The real problem, as it's often the case, is that there's a financial incentive to produce slop, even with hallucinations. Until that's not the case, I don't think you're wrong.
I don't use ChatGPT, but most popular LLM interfaces have web grounding now, so they'll recognize when a question is outside of their temporal bounds, or when they just need more verifiable info, and will launch a web search and summarize it. It's not a bad way to sift through the internet, as long as you're actually verifying the links it's sourcing from.
From the article:
Won’t this just lead to more sites putting things behind a paywall or at least login? With Google there was at least some give and take benefit for websites to allow indexing. This seems like a very short sighted model that will just give worse and worse result in the immediate future as there will be no sites for the bots to scrape.
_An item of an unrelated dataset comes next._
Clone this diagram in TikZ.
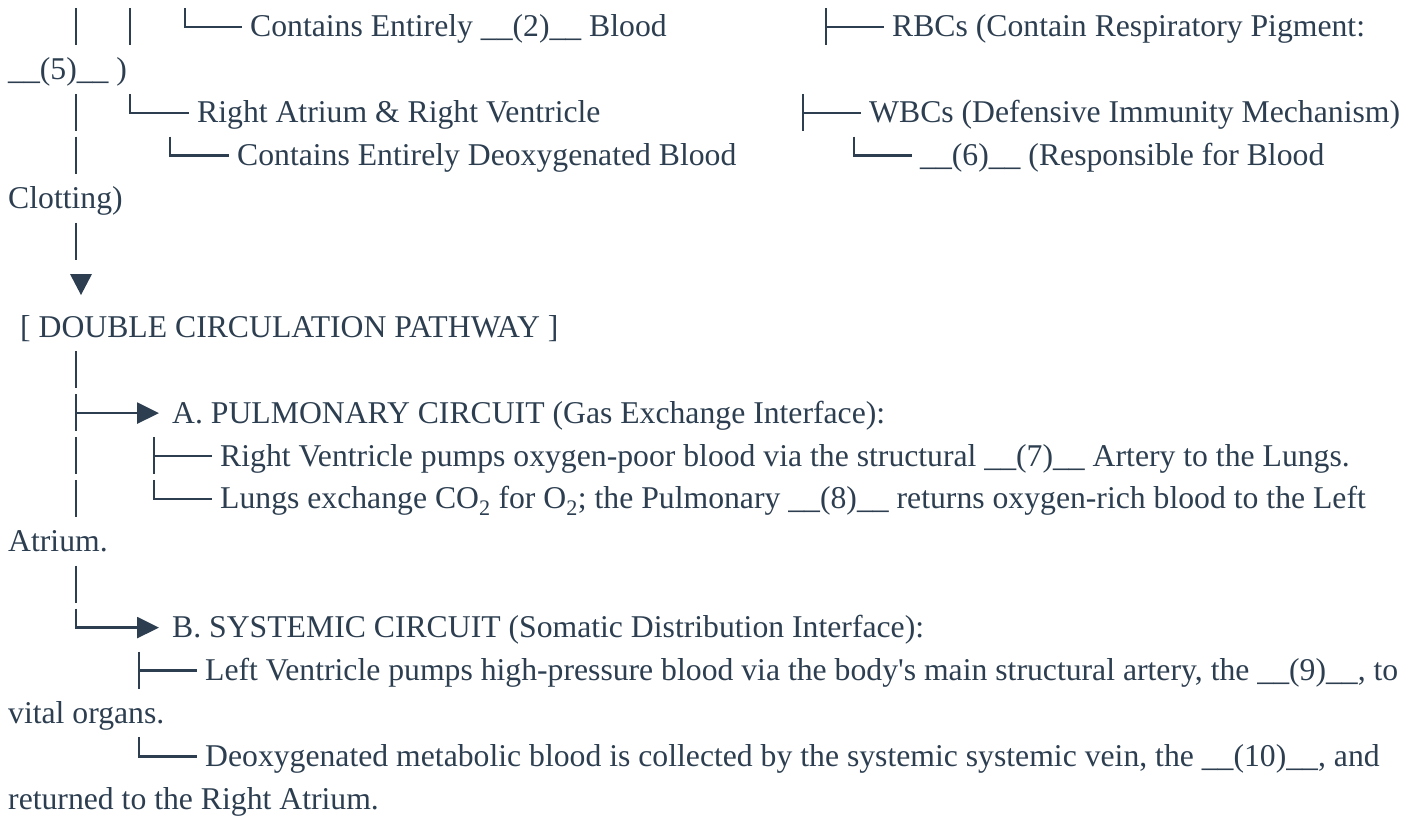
\documentclass[tikz,border=0pt]{standalone}
\usepackage{fontspec}
\setmainfont{Liberation Serif}
\usetikzlibrary{arrows.meta}
\definecolor{ink}{HTML}{2C3E50}
\tikzset{
  txt/.style={anchor=west, inner sep=0pt, text height=20pt, text depth=0pt, text=ink,
    font=\fontsize{31.7}{38}\selectfont},
  bar/.style={draw=ink, line width=2.6pt},
  branch/.style={bar, shorten >=8pt},
  pointer/.style={bar, -{Triangle[length=22pt,width=21pt]}, shorten >=13pt},
}
\begin{document}
\begin{tikzpicture}[x=1pt, y=-1pt]
    \useasboundingbox (0,0) rectangle (1419,816);
    % text rows, 42.9 apart
    \node[txt] (blood2) at (250,27) {Contains Entirely \_\_(2)\_\_ Blood};
    \node[txt] (rbc) at (892,27) {RBCs (Contain Respiratory Pigment:};
    \node[txt] (pig5) at (8,69.9) {\_\_(5)\_\_ )};
    \node[txt] (ratr) at (197,112.8) {Right Atrium \& Right Ventricle};
    \node[txt] (wbc) at (869,112.8) {WBCs (Defensive Immunity Mechanism)};
    \node[txt] (deoxy) at (237,155.7) {Contains Entirely Deoxygenated Blood};
    \node[txt] (plt6) at (920,155.7) {\_\_(6)\_\_ (Responsible for Blood};
    \node[txt] (clot) at (8,198.6) {Clotting)};
    \node[txt] (dcp) at (20,327.3) {[ DOUBLE CIRCULATION PATHWAY ]};
    \node[txt] (pulm) at (172,413.1) {A. PULMONARY CIRCUIT (Gas Exchange Interface):};
    \node[txt] (rvp) at (220,456) {Right Ventricle pumps oxygen-poor blood via the structural \_\_(7)\_\_ Artery to the Lungs.};
    \node[txt] (lung) at (220,498.9) {Lungs exchange CO\textsubscript{2} for O\textsubscript{2}; the Pulmonary \_\_(8)\_\_ returns oxygen-rich blood to the Left};
    \node[txt] (atr) at (8,541.8) {Atrium.};
    \node[txt] (syst) at (172,627.6) {B. SYSTEMIC CIRCUIT (Somatic Distribution Interface):};
    \node[txt] (lvp) at (205,670.5) {Left Ventricle pumps high-pressure blood via the body\textquotesingle s main structural artery, the \_\_(9)\_\_, to};
    \node[txt] (vital) at (8,713.4) {vital organs.};
    \node[txt] (vcav) at (205,756.3) {Deoxygenated metabolic blood is collected by the systemic systemic vein, the \_\_(10)\_\_, and};
    \node[txt] (ret) at (8,799.2) {returned to the Right Atrium.};

    % trunk bars
    \foreach \i in {1,3,4,6,9,11,12,14}
        \draw[bar] (76,{27+42.9*(\i-1)-19}) -- ++(0,37);
    \draw[bar] (130,8) -- ++(0,37);
    \fill[ink] (70,274) -- (92,274) -- (81,295) -- cycle;

    % branches
    \draw[branch] (blood2.west) ++(-65,-19) |- (blood2.west);
    \draw[branch] (rbc.west) ++(-66,-19) -- ++(0,37) ++(0,-18) -- (rbc.west);
    \draw[branch] (ratr.west) ++(-67,-19) |- (ratr.west);
    \draw[branch] (wbc.west) ++(-66,-19) -- ++(0,37) ++(0,-18) -- (wbc.west);
    \draw[branch] (deoxy.west) ++(-67,-19) |- (deoxy.west);
    \draw[branch] (plt6.west) ++(-66,-19) |- (plt6.west);
    \draw[pointer] (pulm.west) ++(-96,-19) -- ++(0,37) ++(0,-18) -- (pulm.west);
    \draw[branch] (rvp.west) ++(-66,-19) -- ++(0,37) ++(0,-18) -- (rvp.west);
    \draw[branch] (lung.west) ++(-66,-19) |- (lung.west);
    \draw[pointer] (syst.west) ++(-96,-19) |- (syst.west);
    \draw[branch] (lvp.west) ++(-66,-19) -- ++(0,37) ++(0,-18) -- (lvp.west);
    \draw[branch] (vcav.west) ++(-66,-19) |- (vcav.west);
\end{tikzpicture}
\end{document}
It 100% will and I'm not convinced that this is entirely a bad thing.
I just recently complained here about how I hate the power and unpredictability that Google has over the viability of other people's projects - many websites rely on advertising income and the majority of their traffic is from Google, so if Google unexptectedly changes its algorithm and they lose 60% of traffic overnight (happened recently), they either quickly change their monetization model or die. Really bad situation.
But Google got us into this situation in the first place! The business model of "Google will lead users into my website so that I can serve them ads" with content being secondary is a direct result of that. And it's not a good model, in many ways it sucks for the user, it's what created blogspam, clickbait headlines, articles that hide their most important piece of information around the bottom third of the text and lots of other shit.
Paywalls reduce the need to rely on some of these shitty approaches and force the users to actually think about what quality of content they want to spend money on. As long as the "serving ads to google users" model works, there are going to be many free shitty alternatives to paid services, but if the move towards AI search pushes most of those out of the market as a side effect, it could undoubtedly have some positive effects.
I think it will depends on how well websites are able to defend their rights in courts.
There have been a lengthy legal battle between Google and news publishers that rested on the fact that Google wasn't allowed to use the full title, snippet and images of news article in the search result page or on Google News without properly remunerating the publishers (https://www.medialaws.eu/google-vs-publishers-french-competition-authority-weighs-in-on-the-online-use-of-press-publications-also-in-ai-systems-with-a-decision-on-the-verge-of-antitrust-and-copyright/). This was based on a French law implementing EU directive n°2019/790, so it's likely that similar outcomes will be possible in most EU countries.
While most of this legal battle predates LLMs becoming mainstream, I would find it very surprising if the same court would find it acceptable for AIs to scrape and summarize news articles (or any other copyrighted content, really) without proper compensation to the right holders. The decision only mentioned the use of news articles for training and found it problematic only in the sense that Google wasn't transparent about that behavior and the court didn't say anything about the behavior itself.
I think the case of news article is a bit special in the sense that people are likely to only look at the headline and snippet to get enough information, while this is less likely for other types of contents.
I expect that AI companies will have to start paying some websites to get access for queries done by ther paid users. Since they charge a subscription fee, they can afford to pass some of it along.